* WHAT IS NEEDED: Take each line containing "React" and report it exactly as written.

━━━━━ DATASET CONTENT ━━━━━

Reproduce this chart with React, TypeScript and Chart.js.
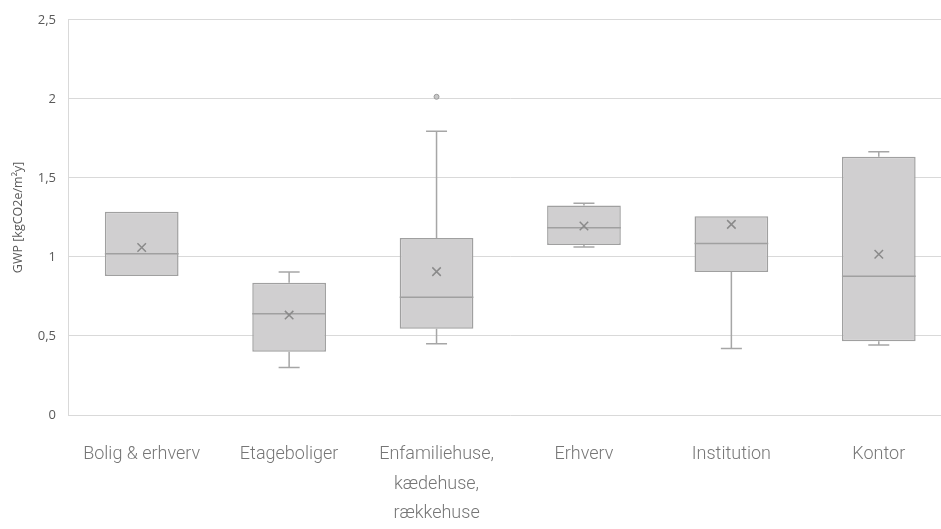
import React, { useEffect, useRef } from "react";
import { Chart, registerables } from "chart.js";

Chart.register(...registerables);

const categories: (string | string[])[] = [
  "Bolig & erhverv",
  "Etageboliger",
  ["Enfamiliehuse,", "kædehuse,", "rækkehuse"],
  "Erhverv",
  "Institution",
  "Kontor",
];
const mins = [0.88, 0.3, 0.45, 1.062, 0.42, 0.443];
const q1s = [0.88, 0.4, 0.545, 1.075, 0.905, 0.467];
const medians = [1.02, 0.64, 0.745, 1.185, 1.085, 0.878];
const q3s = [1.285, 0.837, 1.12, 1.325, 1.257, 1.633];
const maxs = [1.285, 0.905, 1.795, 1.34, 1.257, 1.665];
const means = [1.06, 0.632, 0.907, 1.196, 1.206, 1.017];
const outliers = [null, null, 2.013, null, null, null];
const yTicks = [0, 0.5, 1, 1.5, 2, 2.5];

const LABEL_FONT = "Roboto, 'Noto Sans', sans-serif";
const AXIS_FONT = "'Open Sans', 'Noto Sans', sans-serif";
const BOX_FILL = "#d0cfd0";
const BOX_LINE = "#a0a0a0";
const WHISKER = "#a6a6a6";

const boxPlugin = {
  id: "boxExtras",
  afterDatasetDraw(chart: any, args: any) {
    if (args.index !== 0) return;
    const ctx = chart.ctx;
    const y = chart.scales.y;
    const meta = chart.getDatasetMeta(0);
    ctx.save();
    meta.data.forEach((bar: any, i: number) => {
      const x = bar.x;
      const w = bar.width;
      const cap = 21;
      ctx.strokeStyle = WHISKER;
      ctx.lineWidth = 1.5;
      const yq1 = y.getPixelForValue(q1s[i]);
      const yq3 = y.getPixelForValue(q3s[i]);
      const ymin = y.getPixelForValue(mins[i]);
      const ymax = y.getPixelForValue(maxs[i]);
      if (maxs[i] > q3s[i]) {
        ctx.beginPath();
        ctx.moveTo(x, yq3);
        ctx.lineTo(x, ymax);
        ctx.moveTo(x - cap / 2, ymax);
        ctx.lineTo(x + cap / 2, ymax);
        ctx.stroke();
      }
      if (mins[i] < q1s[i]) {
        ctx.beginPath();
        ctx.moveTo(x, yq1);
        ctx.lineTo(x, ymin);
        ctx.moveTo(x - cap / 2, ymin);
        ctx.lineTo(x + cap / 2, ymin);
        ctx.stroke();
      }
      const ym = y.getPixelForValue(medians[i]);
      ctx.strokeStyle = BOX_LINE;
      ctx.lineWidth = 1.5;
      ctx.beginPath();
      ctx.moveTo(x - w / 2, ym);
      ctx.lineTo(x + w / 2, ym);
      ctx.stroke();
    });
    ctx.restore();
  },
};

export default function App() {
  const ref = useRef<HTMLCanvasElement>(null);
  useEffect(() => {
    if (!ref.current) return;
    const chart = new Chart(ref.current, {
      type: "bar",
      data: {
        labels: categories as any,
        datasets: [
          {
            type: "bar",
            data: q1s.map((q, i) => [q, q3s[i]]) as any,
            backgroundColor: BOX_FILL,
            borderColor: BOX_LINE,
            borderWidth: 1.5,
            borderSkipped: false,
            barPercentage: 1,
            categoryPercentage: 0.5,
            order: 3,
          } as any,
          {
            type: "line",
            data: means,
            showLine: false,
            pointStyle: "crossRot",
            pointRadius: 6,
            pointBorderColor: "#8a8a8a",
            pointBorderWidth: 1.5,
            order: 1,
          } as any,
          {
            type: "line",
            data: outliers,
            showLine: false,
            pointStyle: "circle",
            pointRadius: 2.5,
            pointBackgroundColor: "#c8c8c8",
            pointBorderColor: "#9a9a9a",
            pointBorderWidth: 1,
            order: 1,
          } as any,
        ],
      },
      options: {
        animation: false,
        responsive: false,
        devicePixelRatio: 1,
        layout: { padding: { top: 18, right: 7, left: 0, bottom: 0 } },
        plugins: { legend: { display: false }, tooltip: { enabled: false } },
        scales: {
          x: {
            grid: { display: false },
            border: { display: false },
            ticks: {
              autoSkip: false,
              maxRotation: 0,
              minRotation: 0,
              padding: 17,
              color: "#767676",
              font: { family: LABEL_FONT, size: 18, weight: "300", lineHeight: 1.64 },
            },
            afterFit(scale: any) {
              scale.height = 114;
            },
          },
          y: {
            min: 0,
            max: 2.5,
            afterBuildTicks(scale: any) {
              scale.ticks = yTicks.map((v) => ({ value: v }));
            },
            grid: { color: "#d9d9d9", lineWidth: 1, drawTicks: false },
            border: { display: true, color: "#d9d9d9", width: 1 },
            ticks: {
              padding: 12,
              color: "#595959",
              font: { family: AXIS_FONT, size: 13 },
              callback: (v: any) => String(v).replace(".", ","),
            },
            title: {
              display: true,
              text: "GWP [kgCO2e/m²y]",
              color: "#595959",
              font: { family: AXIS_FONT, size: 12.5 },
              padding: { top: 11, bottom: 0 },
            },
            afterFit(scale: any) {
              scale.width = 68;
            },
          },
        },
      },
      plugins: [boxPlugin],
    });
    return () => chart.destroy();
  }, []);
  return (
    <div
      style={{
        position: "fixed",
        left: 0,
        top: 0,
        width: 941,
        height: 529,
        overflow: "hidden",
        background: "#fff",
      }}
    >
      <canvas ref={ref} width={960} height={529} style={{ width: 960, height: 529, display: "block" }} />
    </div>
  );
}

━━━━━

* RESULT OF THE TASK:
Reproduce this chart with React, TypeScript and Chart.js.
import React, { useEffect, useRef } from "react";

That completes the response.